EXTRACTED DATA ::
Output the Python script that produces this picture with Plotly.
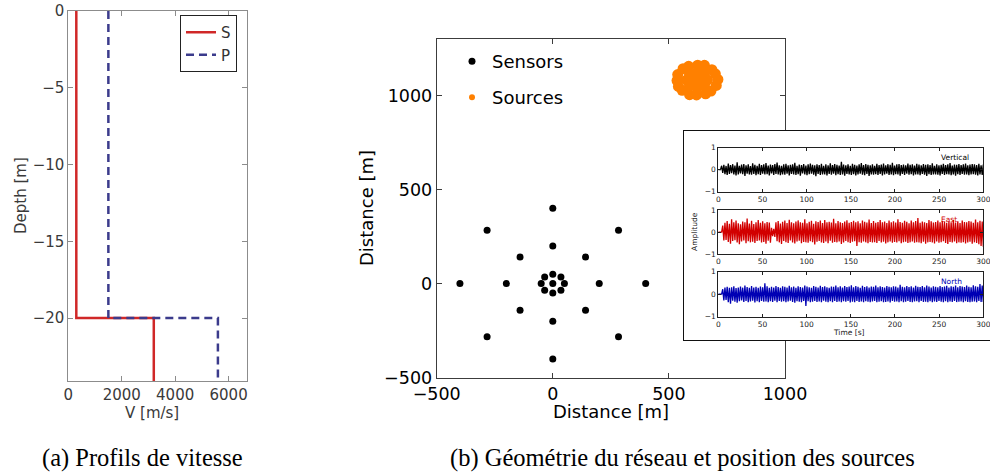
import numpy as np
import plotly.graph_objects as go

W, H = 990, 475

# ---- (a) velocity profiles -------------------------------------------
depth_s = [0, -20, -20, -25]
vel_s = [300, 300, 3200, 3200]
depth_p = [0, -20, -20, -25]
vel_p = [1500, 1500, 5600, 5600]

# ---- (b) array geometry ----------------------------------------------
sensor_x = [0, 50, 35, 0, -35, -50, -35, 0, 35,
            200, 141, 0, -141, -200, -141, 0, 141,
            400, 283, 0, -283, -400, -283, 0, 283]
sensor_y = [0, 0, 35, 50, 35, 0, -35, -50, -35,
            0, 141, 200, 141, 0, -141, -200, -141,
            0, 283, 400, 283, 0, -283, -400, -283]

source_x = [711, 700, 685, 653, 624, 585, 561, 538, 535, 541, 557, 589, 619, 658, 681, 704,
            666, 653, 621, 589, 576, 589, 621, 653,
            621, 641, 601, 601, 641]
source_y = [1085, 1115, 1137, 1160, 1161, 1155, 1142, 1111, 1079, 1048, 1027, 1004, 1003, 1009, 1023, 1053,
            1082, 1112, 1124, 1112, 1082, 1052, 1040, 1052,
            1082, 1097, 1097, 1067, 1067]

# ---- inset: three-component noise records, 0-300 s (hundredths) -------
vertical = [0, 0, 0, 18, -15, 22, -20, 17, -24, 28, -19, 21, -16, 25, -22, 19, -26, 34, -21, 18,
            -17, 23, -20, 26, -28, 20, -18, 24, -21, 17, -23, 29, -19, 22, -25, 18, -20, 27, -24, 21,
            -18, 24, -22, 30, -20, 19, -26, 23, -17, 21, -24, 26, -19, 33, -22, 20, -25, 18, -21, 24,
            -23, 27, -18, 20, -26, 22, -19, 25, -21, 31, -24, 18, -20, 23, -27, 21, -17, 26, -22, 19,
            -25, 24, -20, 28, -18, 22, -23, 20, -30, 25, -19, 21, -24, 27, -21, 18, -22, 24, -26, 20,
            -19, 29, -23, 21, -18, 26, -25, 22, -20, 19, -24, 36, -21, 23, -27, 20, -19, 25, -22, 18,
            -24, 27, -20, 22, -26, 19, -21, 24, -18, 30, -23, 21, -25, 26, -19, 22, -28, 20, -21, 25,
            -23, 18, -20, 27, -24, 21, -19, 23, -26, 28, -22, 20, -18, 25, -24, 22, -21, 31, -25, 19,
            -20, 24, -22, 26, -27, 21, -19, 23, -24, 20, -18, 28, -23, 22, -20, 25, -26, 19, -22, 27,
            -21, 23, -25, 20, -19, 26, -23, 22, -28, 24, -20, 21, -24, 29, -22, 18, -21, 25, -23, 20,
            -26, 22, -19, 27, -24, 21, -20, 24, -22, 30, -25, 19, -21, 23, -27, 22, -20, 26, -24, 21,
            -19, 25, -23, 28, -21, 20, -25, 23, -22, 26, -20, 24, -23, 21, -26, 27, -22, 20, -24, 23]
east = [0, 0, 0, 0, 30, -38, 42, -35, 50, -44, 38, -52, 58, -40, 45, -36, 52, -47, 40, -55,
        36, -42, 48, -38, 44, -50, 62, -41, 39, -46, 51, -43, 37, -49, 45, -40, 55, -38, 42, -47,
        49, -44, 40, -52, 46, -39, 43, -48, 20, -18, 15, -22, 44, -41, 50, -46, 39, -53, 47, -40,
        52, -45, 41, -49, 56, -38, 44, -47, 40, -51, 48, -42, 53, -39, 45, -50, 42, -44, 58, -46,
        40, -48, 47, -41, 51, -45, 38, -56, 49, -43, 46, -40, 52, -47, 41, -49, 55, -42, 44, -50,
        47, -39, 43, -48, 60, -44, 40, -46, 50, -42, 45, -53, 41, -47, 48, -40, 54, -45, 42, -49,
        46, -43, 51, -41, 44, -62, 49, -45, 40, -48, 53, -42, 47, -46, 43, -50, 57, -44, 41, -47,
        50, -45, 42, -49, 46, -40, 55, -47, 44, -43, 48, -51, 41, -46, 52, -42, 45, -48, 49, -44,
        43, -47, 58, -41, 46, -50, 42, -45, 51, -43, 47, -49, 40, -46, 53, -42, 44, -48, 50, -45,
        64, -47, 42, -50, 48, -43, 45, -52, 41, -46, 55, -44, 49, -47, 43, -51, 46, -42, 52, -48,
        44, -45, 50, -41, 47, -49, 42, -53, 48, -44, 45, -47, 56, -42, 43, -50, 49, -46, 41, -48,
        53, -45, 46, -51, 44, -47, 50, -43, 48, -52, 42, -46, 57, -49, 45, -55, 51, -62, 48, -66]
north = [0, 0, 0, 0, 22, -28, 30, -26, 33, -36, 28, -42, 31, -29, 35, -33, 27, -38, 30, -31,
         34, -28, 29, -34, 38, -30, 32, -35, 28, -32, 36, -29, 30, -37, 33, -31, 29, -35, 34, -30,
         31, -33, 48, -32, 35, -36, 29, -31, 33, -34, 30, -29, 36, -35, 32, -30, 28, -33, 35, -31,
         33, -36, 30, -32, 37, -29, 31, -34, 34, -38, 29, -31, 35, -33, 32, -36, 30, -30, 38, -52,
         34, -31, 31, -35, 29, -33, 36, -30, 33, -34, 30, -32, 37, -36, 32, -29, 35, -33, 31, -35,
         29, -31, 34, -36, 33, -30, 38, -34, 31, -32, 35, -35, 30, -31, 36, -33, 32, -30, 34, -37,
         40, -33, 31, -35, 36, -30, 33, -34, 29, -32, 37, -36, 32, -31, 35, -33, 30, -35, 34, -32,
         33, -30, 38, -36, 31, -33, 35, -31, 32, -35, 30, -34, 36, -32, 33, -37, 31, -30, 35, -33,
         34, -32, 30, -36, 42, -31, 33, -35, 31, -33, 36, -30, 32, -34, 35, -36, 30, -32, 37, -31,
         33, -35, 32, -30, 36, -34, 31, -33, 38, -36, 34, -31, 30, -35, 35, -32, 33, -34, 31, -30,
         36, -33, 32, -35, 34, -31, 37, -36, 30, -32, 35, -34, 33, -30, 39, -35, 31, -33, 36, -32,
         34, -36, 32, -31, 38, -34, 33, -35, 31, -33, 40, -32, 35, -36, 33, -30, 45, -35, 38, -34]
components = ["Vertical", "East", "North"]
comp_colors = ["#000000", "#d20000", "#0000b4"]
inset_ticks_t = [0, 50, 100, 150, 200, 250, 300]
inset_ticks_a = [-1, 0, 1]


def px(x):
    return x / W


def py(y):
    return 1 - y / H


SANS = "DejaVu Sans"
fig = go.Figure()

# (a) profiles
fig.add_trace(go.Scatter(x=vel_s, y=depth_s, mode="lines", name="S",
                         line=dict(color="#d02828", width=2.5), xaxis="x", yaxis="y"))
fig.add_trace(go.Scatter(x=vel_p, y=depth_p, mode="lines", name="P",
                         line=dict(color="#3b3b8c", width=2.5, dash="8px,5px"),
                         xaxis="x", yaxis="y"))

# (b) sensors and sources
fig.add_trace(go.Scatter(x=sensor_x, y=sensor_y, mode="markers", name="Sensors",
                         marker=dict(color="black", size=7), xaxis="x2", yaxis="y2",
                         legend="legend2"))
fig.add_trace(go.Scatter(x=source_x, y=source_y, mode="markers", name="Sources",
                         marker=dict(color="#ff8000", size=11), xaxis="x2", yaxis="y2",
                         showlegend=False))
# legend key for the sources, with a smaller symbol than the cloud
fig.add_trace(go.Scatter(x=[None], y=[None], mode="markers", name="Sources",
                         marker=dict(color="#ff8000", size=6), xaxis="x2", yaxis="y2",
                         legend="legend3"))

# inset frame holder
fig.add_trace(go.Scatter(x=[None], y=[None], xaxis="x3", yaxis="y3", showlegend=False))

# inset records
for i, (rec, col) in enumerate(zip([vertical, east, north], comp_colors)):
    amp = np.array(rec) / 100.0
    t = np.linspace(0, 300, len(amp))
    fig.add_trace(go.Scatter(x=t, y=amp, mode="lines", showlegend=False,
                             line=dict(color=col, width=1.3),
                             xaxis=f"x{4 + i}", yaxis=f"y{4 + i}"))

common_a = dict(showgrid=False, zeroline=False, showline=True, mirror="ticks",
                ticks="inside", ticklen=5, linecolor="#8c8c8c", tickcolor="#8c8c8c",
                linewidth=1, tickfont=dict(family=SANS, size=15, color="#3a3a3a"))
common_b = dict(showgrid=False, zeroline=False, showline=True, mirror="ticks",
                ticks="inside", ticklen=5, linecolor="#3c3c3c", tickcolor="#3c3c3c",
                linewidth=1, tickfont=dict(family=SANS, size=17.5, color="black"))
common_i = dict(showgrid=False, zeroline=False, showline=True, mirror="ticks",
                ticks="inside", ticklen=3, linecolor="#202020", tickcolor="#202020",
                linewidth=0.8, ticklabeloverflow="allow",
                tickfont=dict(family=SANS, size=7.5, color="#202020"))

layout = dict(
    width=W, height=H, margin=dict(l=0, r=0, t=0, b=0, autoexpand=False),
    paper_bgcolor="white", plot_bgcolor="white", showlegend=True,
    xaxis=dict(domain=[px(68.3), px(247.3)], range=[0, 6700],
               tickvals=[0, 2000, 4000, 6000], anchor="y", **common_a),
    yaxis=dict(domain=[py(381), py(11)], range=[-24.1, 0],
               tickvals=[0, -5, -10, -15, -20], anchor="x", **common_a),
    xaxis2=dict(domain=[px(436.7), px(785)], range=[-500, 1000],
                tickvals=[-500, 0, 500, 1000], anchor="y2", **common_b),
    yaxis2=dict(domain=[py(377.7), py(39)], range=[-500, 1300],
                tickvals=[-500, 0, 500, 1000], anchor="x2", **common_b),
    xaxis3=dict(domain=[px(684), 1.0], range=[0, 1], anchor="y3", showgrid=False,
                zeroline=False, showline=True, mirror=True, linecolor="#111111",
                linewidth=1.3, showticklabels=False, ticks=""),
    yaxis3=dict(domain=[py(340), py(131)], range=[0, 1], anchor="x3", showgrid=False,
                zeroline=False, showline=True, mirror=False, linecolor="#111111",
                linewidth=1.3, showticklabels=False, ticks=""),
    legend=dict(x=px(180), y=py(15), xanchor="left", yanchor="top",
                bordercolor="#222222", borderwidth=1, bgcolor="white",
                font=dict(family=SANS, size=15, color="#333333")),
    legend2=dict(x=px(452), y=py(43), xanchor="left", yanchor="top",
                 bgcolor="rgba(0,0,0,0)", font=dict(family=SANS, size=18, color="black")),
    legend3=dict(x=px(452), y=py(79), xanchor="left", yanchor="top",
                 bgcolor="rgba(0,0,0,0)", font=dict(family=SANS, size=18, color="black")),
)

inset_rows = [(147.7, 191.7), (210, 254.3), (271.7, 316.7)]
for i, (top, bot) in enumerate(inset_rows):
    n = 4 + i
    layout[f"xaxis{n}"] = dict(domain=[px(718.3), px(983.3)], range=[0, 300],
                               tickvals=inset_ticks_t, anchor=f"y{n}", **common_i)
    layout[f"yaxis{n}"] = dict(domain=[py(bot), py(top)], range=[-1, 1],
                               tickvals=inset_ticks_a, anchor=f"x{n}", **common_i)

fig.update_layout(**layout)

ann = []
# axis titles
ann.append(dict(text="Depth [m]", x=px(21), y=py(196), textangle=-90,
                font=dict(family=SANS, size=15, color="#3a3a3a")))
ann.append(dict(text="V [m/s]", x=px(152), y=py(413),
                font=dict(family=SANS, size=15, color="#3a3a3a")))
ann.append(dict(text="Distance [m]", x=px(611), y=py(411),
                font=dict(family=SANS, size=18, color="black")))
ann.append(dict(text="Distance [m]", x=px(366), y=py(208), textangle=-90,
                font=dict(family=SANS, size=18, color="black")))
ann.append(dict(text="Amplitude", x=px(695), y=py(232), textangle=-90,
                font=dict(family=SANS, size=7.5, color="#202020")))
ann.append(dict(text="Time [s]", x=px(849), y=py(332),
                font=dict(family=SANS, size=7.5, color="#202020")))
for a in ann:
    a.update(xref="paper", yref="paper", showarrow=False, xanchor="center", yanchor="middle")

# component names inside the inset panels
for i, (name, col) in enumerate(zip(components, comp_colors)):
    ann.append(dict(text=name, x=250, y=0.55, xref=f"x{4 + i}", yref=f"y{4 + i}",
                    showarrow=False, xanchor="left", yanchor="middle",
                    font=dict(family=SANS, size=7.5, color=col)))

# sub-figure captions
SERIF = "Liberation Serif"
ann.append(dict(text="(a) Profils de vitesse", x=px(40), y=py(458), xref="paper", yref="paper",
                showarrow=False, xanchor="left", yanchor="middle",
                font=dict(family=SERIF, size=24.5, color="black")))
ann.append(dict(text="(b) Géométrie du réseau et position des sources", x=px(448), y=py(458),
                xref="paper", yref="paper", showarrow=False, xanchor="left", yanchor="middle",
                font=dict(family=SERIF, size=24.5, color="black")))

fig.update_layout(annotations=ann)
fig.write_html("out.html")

---

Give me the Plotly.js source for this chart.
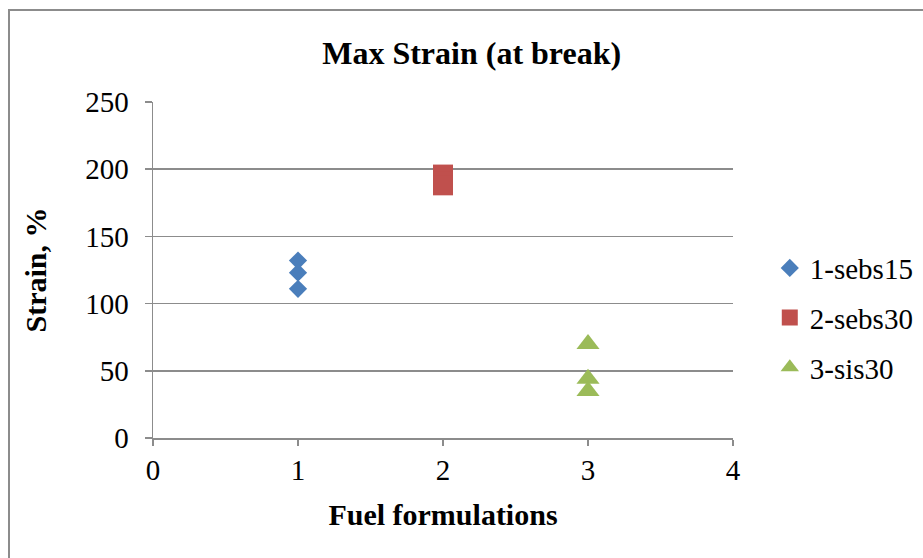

* * *

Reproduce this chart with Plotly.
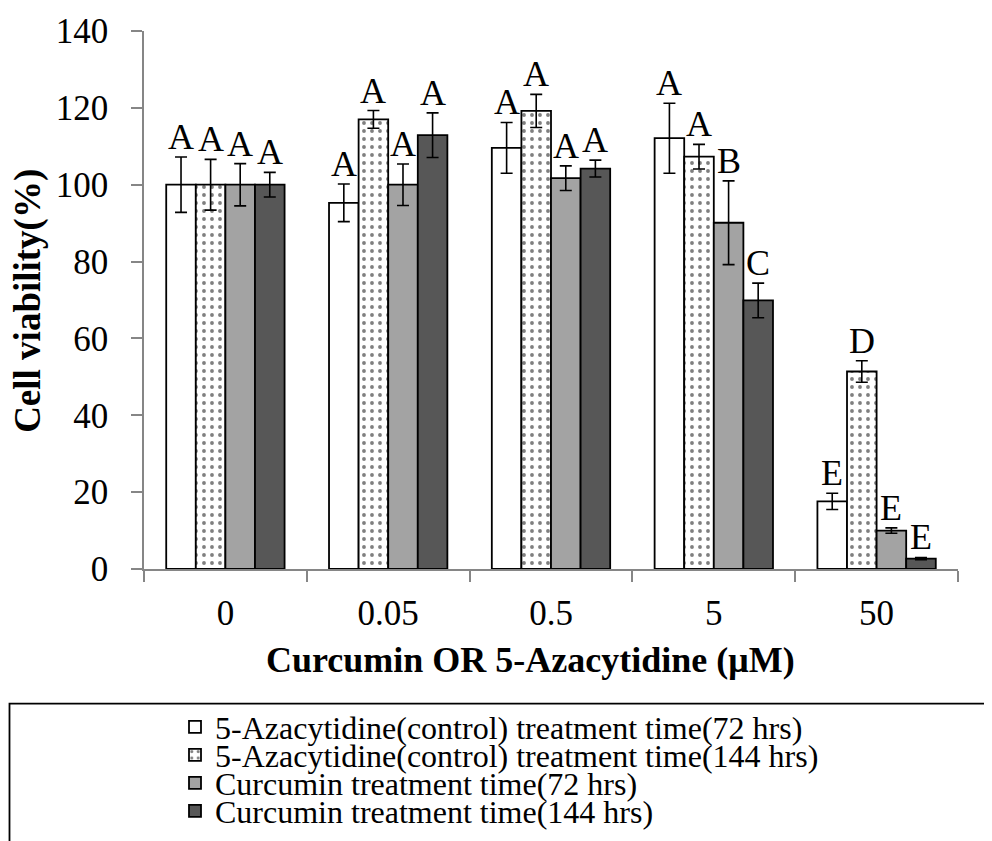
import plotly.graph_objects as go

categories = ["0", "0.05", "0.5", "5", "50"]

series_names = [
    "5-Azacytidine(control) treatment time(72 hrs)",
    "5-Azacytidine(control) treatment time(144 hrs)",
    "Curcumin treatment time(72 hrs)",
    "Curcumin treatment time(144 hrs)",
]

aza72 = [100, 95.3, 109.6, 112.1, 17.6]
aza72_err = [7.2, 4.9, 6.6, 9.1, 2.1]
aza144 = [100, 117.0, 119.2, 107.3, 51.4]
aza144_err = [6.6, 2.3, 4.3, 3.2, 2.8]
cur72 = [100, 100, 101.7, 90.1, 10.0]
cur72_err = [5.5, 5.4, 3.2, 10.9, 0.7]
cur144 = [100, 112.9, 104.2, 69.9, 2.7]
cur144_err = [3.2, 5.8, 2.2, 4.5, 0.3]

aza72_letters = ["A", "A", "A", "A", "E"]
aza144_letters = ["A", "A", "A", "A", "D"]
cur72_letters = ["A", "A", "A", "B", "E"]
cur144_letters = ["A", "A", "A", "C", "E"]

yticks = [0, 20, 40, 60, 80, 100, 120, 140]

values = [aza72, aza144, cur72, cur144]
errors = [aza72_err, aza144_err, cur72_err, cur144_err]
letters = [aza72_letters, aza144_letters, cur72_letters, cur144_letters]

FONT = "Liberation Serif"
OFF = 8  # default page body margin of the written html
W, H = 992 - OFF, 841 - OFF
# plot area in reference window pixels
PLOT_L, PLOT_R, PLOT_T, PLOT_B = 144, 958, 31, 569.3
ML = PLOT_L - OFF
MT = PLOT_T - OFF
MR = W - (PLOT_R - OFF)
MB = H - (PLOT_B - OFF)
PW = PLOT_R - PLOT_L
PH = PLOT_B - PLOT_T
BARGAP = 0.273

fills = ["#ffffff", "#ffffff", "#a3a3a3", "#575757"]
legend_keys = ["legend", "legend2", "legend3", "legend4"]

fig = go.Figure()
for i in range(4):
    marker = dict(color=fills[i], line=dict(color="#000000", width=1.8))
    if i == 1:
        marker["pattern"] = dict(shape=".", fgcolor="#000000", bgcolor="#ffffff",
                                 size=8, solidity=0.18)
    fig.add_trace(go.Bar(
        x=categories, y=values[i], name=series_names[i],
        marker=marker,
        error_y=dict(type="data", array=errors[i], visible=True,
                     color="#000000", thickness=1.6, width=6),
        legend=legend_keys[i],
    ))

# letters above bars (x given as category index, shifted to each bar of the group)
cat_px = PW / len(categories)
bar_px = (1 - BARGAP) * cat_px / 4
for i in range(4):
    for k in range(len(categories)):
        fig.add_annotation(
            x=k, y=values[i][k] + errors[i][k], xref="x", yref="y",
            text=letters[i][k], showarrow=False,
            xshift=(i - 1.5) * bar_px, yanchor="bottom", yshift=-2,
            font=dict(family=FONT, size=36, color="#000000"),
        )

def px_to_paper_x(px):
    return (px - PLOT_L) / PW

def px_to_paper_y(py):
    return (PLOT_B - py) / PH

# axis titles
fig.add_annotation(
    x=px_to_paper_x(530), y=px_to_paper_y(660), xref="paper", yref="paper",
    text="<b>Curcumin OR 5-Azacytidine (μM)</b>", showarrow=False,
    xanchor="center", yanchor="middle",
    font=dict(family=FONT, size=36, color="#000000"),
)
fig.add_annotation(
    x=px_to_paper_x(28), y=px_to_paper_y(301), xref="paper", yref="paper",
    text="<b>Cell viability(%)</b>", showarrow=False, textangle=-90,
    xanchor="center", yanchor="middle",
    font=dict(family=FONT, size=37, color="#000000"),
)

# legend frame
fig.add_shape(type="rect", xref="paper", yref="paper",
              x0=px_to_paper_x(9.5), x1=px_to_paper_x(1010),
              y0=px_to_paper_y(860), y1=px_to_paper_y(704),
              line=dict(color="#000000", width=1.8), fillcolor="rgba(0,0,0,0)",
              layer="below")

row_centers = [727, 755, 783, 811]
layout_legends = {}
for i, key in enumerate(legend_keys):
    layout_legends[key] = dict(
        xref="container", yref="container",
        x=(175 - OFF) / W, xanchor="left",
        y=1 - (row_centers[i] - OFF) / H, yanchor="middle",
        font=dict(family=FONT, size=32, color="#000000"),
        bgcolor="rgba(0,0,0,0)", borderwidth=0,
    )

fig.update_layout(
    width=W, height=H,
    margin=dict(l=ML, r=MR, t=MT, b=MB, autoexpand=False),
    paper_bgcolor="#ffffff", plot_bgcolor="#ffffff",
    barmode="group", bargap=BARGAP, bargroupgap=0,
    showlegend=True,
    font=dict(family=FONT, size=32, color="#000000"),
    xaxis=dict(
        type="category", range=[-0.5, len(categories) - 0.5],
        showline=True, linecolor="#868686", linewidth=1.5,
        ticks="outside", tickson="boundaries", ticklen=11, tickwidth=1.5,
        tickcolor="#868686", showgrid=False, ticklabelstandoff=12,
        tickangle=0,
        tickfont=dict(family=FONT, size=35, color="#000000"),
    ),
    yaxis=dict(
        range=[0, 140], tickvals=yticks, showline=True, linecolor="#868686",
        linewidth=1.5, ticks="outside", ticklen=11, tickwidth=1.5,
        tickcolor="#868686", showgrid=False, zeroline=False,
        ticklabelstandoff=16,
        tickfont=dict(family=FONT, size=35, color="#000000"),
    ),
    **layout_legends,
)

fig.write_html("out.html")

INSTRUCTION ::
Only the lines from the one holding "Output the Python" to the one holding "vel_p = [1500, 1500, 5600, 5600]" should be returned, both included and exactly as written, with no pictures.

TASK RESPONSE ::
Output the Python script that produces this picture with Plotly.
import numpy as np
import plotly.graph_objects as go

W, H = 990, 475

# ---- (a) velocity profiles -------------------------------------------
depth_s = [0, -20, -20, -25]
vel_s = [300, 300, 3200, 3200]
depth_p = [0, -20, -20, -25]
vel_p = [1500, 1500, 5600, 5600]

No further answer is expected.